The Polish government has prepared a plan to help borrowers hit by a sharp rise in interest rates, which leads to higher loan costs for banks.
The plan will include repayment subsidies for those experiencing financial difficulties, mortgage repayment holidays and replacement of the inter-bank WIBOR rate in mortgages with a new benchmark which is set to start from Jan. 1, 2023.
The Polish Monetary Policy Council increased interest rates for the seventh time in April and the main interest rate in the Polish National Bank increased from 3.5 to 4.5 percent. Economists were surprised by the move as they expected an increase of half this size. Such a decision means new increases of loan rates, which is what has triggered the government to work on a support plan for borrowers.

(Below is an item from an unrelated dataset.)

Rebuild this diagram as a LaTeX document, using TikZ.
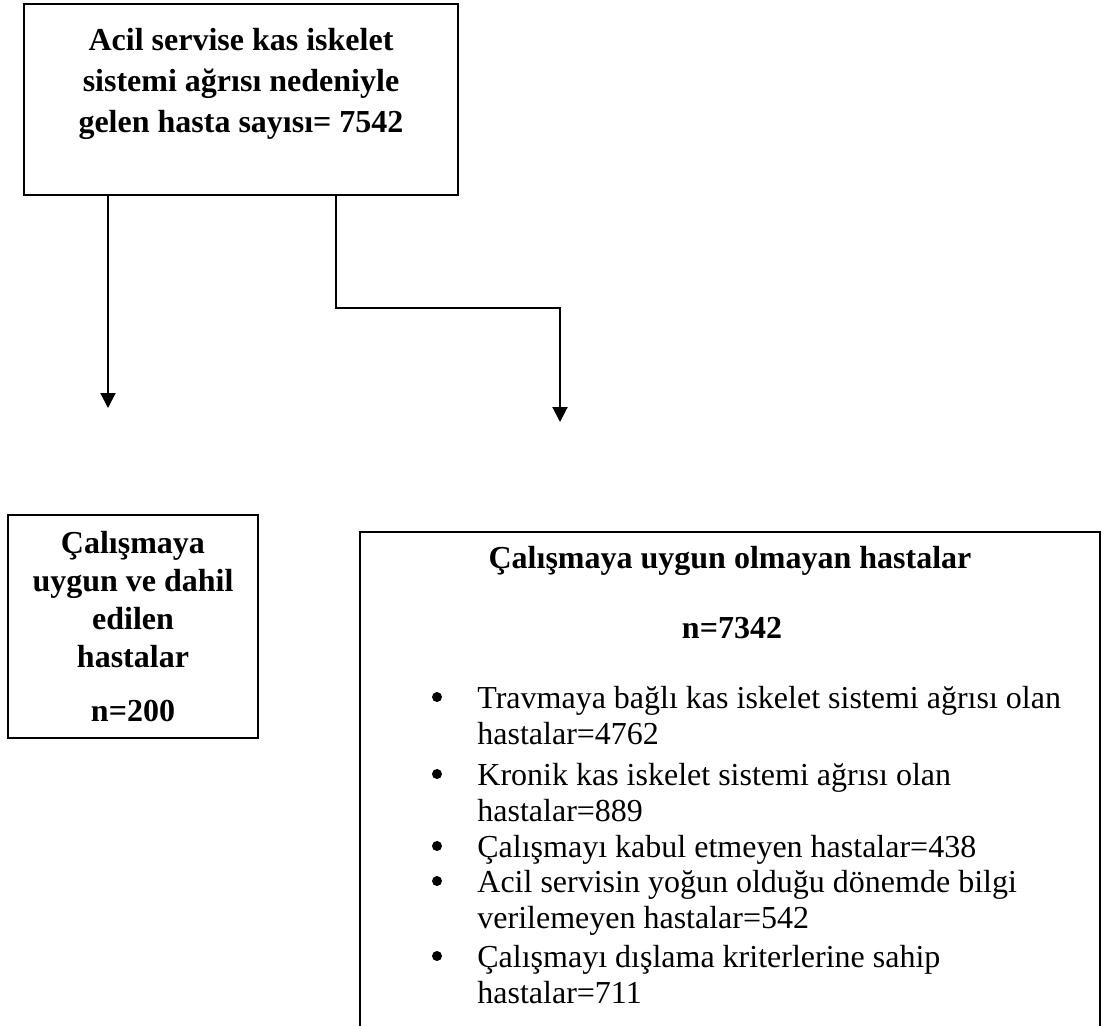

According to the announcement made by Polish Prime Minister Mateusz Morawiecki, support for the borrowers will be based on four propositions.
First, the government is implementing a new formula for repayment holidays. Once a quarter, the mortgage rate can be moved without charging the client with additional interest. This means that loans will not have to be repaid four times in a year. This proposition will apply in years 2022 and 2023.
The second proposition includes changing the inter-bank WIBOR index. Morawiecki said that from Jan. 1, 2023, a different index derived from the inter-bank market’s overnight deposits will replace WIBOR. He assured that the new index will be a more favorable solution for borrowers and will see banks having to reduce their profits margin by up to a sixth.
The third solution includes increased funds for the Borrowers’ Support Fund. Banks will be obliged to recapitalize the fund with 1.4 billion złoty (€300 million). Those funds will be accessible for borrowers whose monthly repayment will exceed 50 percent of their income, or if they lose their job.
Borrowers will be able to access up to 24,000 złoty (€5,160) from the fund and one-third of the support amount could be frozen. This support is intended to last for a maximum of three years.
Lastly, a new fund will be established for “increasing the banking sectors resistance.” Morawiecki explained that commercial banks will “chip in” for its functioning, as they will be obliged to transfer 3.5 billion złoty (€750 million) of their income.
Referring to the economic situation in Europe, the Polish prime minister stressed that the pandemic was a “Black Swan,” which in economics refers to an unpredictable event with severe consequences. He also stated that Poland and Europe were on their way to recovery from the economic effects of the pandemic before the Russian invasion of Ukraine.
“Since Feb. 24, we have the impression that an entire wedge of swans came in over the European skies, and we are facing challenges that we would like to have forgotten a long time ago,” said Morawiecki, adding that now a phenomenon stretches over Europe which economists call the “Perfect Storm.”